Scrive Fabio Maria Galliani, avvocato di parte civile della vittima: “Non vi può essere un ritorno al vis grata puellae. E’ pacifico che il libero consenso all’atto sessuale non può essere dedotto dal fatto che la vittima non abbia opposto una efficace resistenza all’aggressore, essendo irrilevanti sia l’assenza di lesioni personali sul corpo della vittima, sia il comportamento remissivo successivo all’abuso, in considerazione del fatto che la vittima non abbia opposto una efficace resistenza all’aggressore…non è la violenza ma il consenso che caratterizza il reato di violenza sessuale come peraltro ribadito dalla Cedu”.
Da diversi anni, l’orientamento della Corte di Cassazione è quello di considerare reato “non soltanto la condotta invasiva della sfera della libertà ed integrità sessuale altrui realizzata in presenza di una manifestazione di dissenso della vittima, ma anche quella posta in essere in assenza del consenso, non espresso neppure in forma tacita, della persona offesa, come nel caso in cui la stessa non abbia consapevolezza della materialità degli atti compiuti sulla sua persona” (ordinanza 19599 del 19 aprile 2023).
Una donna non è obbligata a cedere a priori il proprio consenso e se sceglie di entrare in intimità con un uomo, sulla base del proprio desiderio, può decidere se e fino a che punto portare avanti il rapporto sessuale.

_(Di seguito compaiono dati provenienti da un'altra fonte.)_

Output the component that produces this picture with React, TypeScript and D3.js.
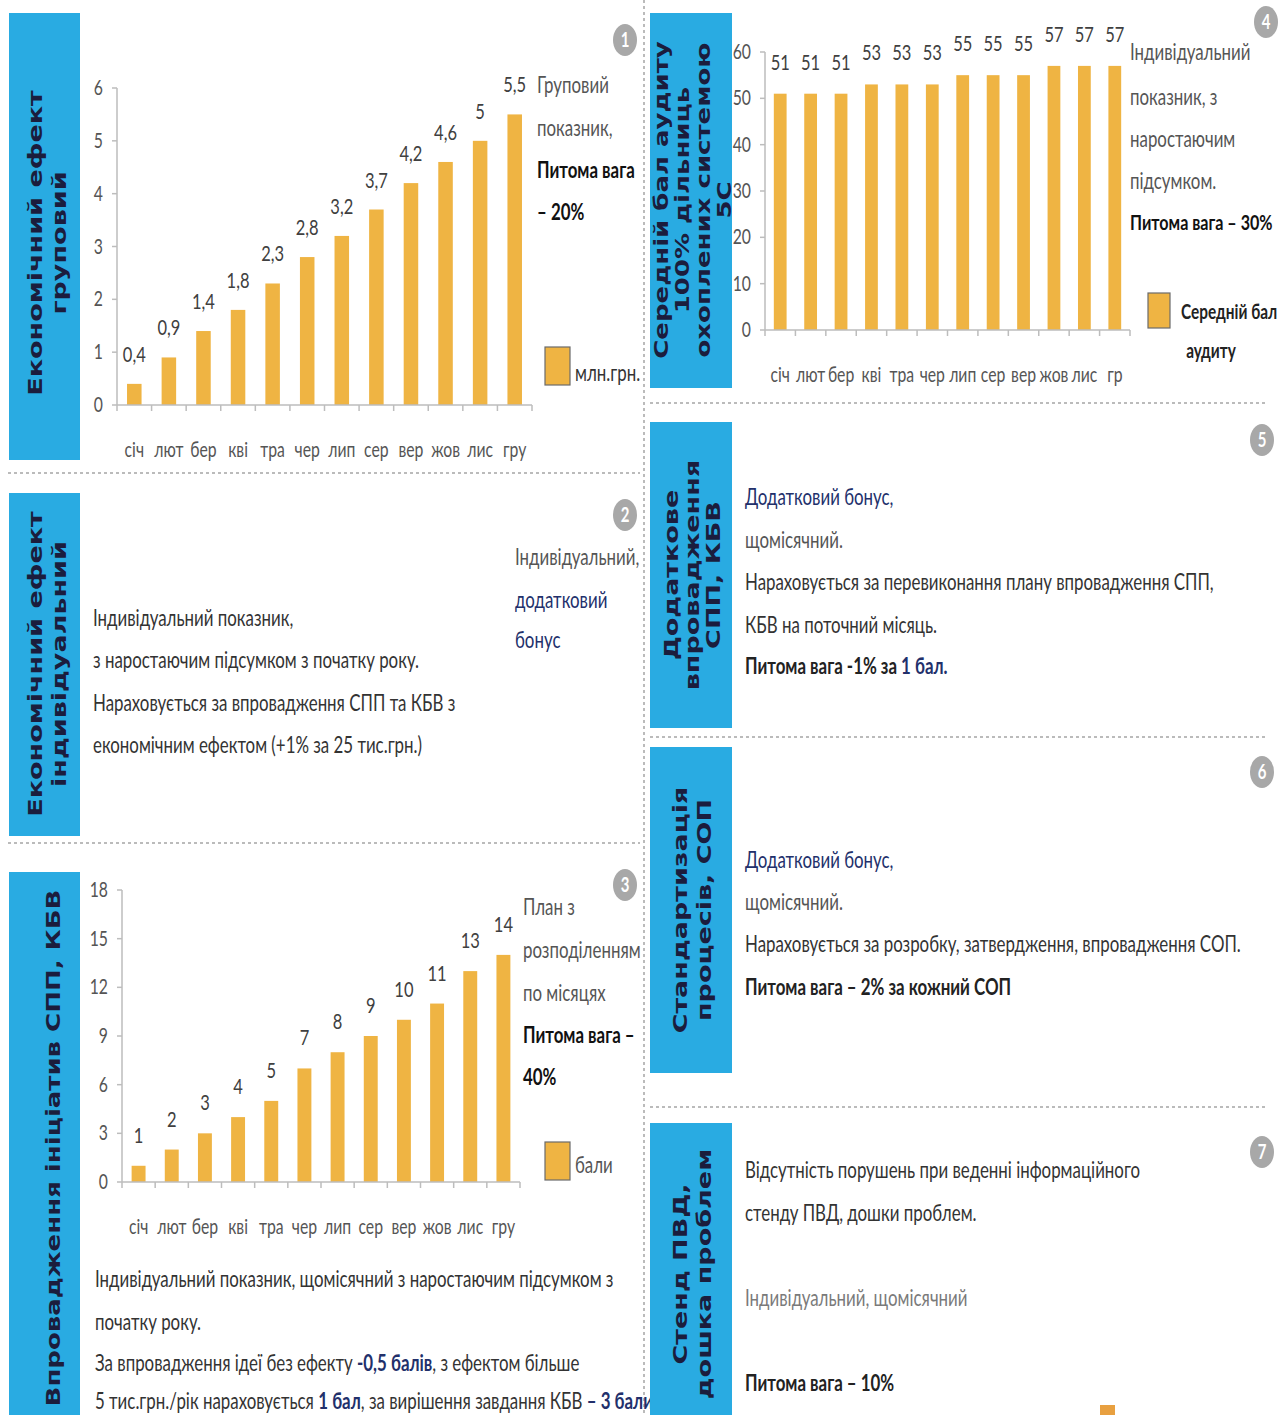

È un concetto semplice, persino banale: le donne sono soggetti con volontà e desideri, eppure la loro testimonianza fatica ad essere accolta e validata nei tribunali nonostante le ricerche statistiche sul femminicidio (che comprende ogni forma di violenza, anche quella sessuale) ci dicano quanto sia diffusa e sommersa la violenza contro le donne.
Di ordinanza in ordinanza della Cassazione, e di appello in appello, il cambiamento culturale si fa evidente nonostante le resistenze di alcuni magistrati che restano ancorati a pregiudizi. La sentenza della Corte d’Appello restituisce alle vittime di stupro la fiducia nella giustizia.